Kansas Gov. Kathleen Sebelius said Monday that the state's National Guard couldn't respond as quickly as it should have because much of its equipment is overseas. About 300 Kansas National Guardsmen have been sent to Greensburg.
"Fifty percent of our trucks are gone. Our front loaders are gone. We are missing Humvees that move people," Sebelius told NBC's "Today" show. "We can't borrow them from other states because their equipment is gone. It's a huge issue for states across the country to respond to disasters like this."
Further down, the article from McClatchy offers some solid numbers.
A Government Accountability Office report in January found that of 300 types of equipment needed in natural disasters, the Guard had fewer in all categories than it did in 2001, before the wars in Afghanistan and Iraq.
Some of the equipment is unavailable for domestic disasters, the GAO found, including radios and dump trucks. Only 2 percent of the diesel generators needed are available, the study found.
The GAO report estimated that Guard units in the United States have only 50 percent of the equipment they'd need in the event of a disaster. A study by the National Guard Association of the United States pegs the percentage at 40 percent, according to John Goheen, the group's spokesman.

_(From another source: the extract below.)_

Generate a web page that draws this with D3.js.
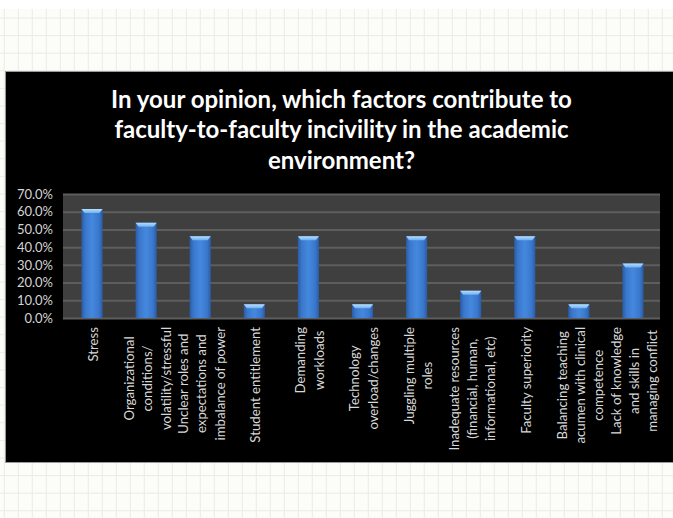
<!DOCTYPE html>
<html>
<head>
<meta charset="utf-8">
<script src="https://cdn.jsdelivr.net/npm/d3@7"></script>
<style>
  html, body { margin: 0; padding: 0; background: #ffffff; }
  svg { display: block; }
</style>
</head>
<body>
<script>
// ---- data ----
const categories = [
  ["Stress"],
  ["Organizational", "conditions/", "volatility/stressful"],
  ["Unclear roles and", "expectations and", "imbalance of power"],
  ["Student entitlement"],
  ["Demanding", "workloads"],
  ["Technology", "overload/changes"],
  ["Juggling multiple", "roles"],
  ["Inadequate resources", "(financial, human,", "informational, etc)"],
  ["Faculty superiority"],
  ["Balancing teaching", "acumen with clinical", "competence"],
  ["Lack of knowledge", "and skills in", "managing conflict"]
];
const values = [0.615, 0.538, 0.462, 0.077, 0.462, 0.077, 0.462, 0.154, 0.462, 0.077, 0.308];
const yTicks = [0, 0.1, 0.2, 0.3, 0.4, 0.5, 0.6, 0.7];
const titleLines = [
  "In your opinion, which factors contribute to",
  "faculty-to-faculty incivility in the academic",
  "environment?"
];

// ---- layout ----
const W = 673, H = 518;
const font = "Lato, 'Open Sans', sans-serif";
const svg = d3.select("body").append("svg").attr("width", W).attr("height", H);

// paper grid background
svg.append("rect").attr("x", 0).attr("y", 9).attr("width", W).attr("height", H - 9).attr("fill", "#fcfcf8");
const gridBg = svg.append("g").attr("stroke", "#ebebe6").attr("stroke-width", 1);
for (let gx = 4.3; gx < W; gx += 14) {
  gridBg.append("line").attr("x1", gx).attr("x2", gx).attr("y1", 9).attr("y2", H);
}
for (let gy = 18; gy < H; gy += 17.6) {
  gridBg.append("line").attr("x1", 0).attr("x2", W).attr("y1", gy).attr("y2", gy);
}

// black panel
svg.append("rect").attr("x", 5.5).attr("y", 71.5).attr("width", 700).attr("height", 391)
  .attr("fill", "#000").attr("stroke", "#9a9a9a").attr("stroke-width", 1);

// title
const title = svg.append("text").attr("text-anchor", "middle")
  .attr("font-family", font).attr("font-weight", "bold").attr("font-size", 24).attr("fill", "#ffffff");
titleLines.forEach((t, i) => {
  title.append("tspan").attr("x", 341.5).attr("y", 107.5 + i * 30.5).text(t);
});

// plot area
const plot = { left: 63, right: 660, top: 194, bottom: 318 };
const x = d3.scaleBand().domain(d3.range(categories.length))
  .range([65, plot.right]).paddingInner(0.61).paddingOuter(0.305);
const y = d3.scaleLinear().domain([0, 0.7]).range([plot.bottom, plot.top]);

svg.append("rect").attr("x", plot.left).attr("y", plot.top)
  .attr("width", plot.right - plot.left).attr("height", plot.bottom - plot.top).attr("fill", "#3f3f3f");

// gridlines
const grid = svg.append("g").attr("transform", `translate(${plot.left},0)`)
  .call(d3.axisLeft(y).tickValues(yTicks).tickSize(-(plot.right - plot.left)).tickFormat(""));
grid.select(".domain").remove();
grid.selectAll("line").attr("stroke", "#5e5e5e").attr("stroke-width", 2);

// y axis labels
const yAxis = svg.append("g").attr("transform", `translate(${plot.left},0)`)
  .call(d3.axisLeft(y).tickValues(yTicks).tickSize(0).tickPadding(10).tickFormat(d3.format(".1%")));
yAxis.select(".domain").remove();
yAxis.selectAll("text").attr("font-family", font).attr("font-size", 13).attr("fill", "#d4d4d4");

// gradients
const defs = svg.append("defs");
const g1 = defs.append("linearGradient").attr("id", "barBody").attr("x1", "0").attr("x2", "1").attr("y1", "0").attr("y2", "0");
[["0%", "#2a5ca5"], ["18%", "#3a77cc"], ["50%", "#4489de"], ["82%", "#3a77cc"], ["100%", "#2a5ca5"]]
  .forEach(([o, c]) => g1.append("stop").attr("offset", o).attr("stop-color", c));
const g2 = defs.append("linearGradient").attr("id", "barTop").attr("x1", "0").attr("x2", "0").attr("y1", "0").attr("y2", "1");
[["0%", "#b8defc"], ["100%", "#6fb0ef"]]
  .forEach(([o, c]) => g2.append("stop").attr("offset", o).attr("stop-color", c));

// bars
const bars = svg.append("g");
bars.selectAll("rect").data(values).join("rect")
  .attr("x", (d, i) => x(i)).attr("y", d => y(d))
  .attr("width", x.bandwidth()).attr("height", d => y(0) - y(d))
  .attr("fill", "url(#barBody)");
bars.selectAll("path").data(values).join("path")
  .attr("d", (d, i) => {
    const x0 = x(i), x1 = x(i) + x.bandwidth(), t = y(d);
    return `M${x0},${t}L${x1},${t}L${x1 - 3},${t + 4}L${x0 + 3},${t + 4}Z`;
  })
  .attr("fill", "url(#barTop)");

// x labels (rotated, multi-line, centred lines, block anchored near axis)
const lineGap = 18.3;
const labels = svg.append("g").selectAll("g").data(categories).join("g")
  .attr("font-family", font).attr("font-size", 13.2).attr("fill", "#d8d8d8");
labels.each(function (lines, i) {
  const g = d3.select(this);
  const texts = lines.map((t, j) => g.append("text").attr("text-anchor", "middle")
    .attr("dy", "0.35em").attr("y", (j - (lines.length - 1) / 2) * lineGap).text(t));
  const L = d3.max(texts, t => t.node().getComputedTextLength());
  texts.forEach(t => t.attr("x", -L / 2));
  g.attr("transform", `translate(${x(i) + x.bandwidth() / 2 + 1.5},327) rotate(-90)`);
});
</script>
</body>
</html>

Even to achieve that number, Goheen said, some Guard units have had to count privately owned vehicles that would be made available under lease agreements in the event of a disaster.
The war belongs completely to the White House, of course, so it didn't take long before Tony Snow started pointing fingers the other way.
White House press secretary Tony Snow said the fault was Kansas Gov. Kathleen Sebelius'.
In a spat reminiscent of White House finger-pointing at Louisiana Gov. Kathleen Blanco after the federal government's botched response to Hurricane Katrina, Snow rapped Sebelius for not following procedure to find gaps and then asking the federal government to fill them.
"If you don't request it, you're not going to get it," he said.. . .
"As far as we know, the only thing the governor has requested are FM radios," Snow said. "There have been no requests to the National Guard for heavy equipment."
Kansas Senator Sam Brownback (who, oddly enough, happens to be running for president) piled on, as well, insisting that the Kansas National Guard told him they had everything they need. For better or worse, this will all play out on the national stage, so we'll be able to see who's right.
Tony Snow, by the way, backed off on his claim in a press briefing later in the day. Perhaps he'd seen this post from Think Progress, which helpfully lists a number of reports of Sebelius raising the issue for almost a year and a half. Apparently, unlike other politicians, she did learn something from the FEMA failure during Katrina. She was asking Rumsfeld for new equipment just a couple of months after Katrina blew through New Orleans. She's not going to be caught unprepared like Kathleen Blanco was. But even so, there's still the immediate problem of the tornado aftermath. Let's just hope that we don't have another national disaster, like flooding or something.
1 Comments:
You can't fault Snow for following protocol:
1)Make a bold-faced lie (in this case about Sebelius not requesting anything).
2)Let the lie get repeated in all the media outlets so that it a)is accepted as truth by many people, b)confuses the issue for many more people & c) puts the victim on the defense.
3) Get a large popcorn and watch all the fun unfold.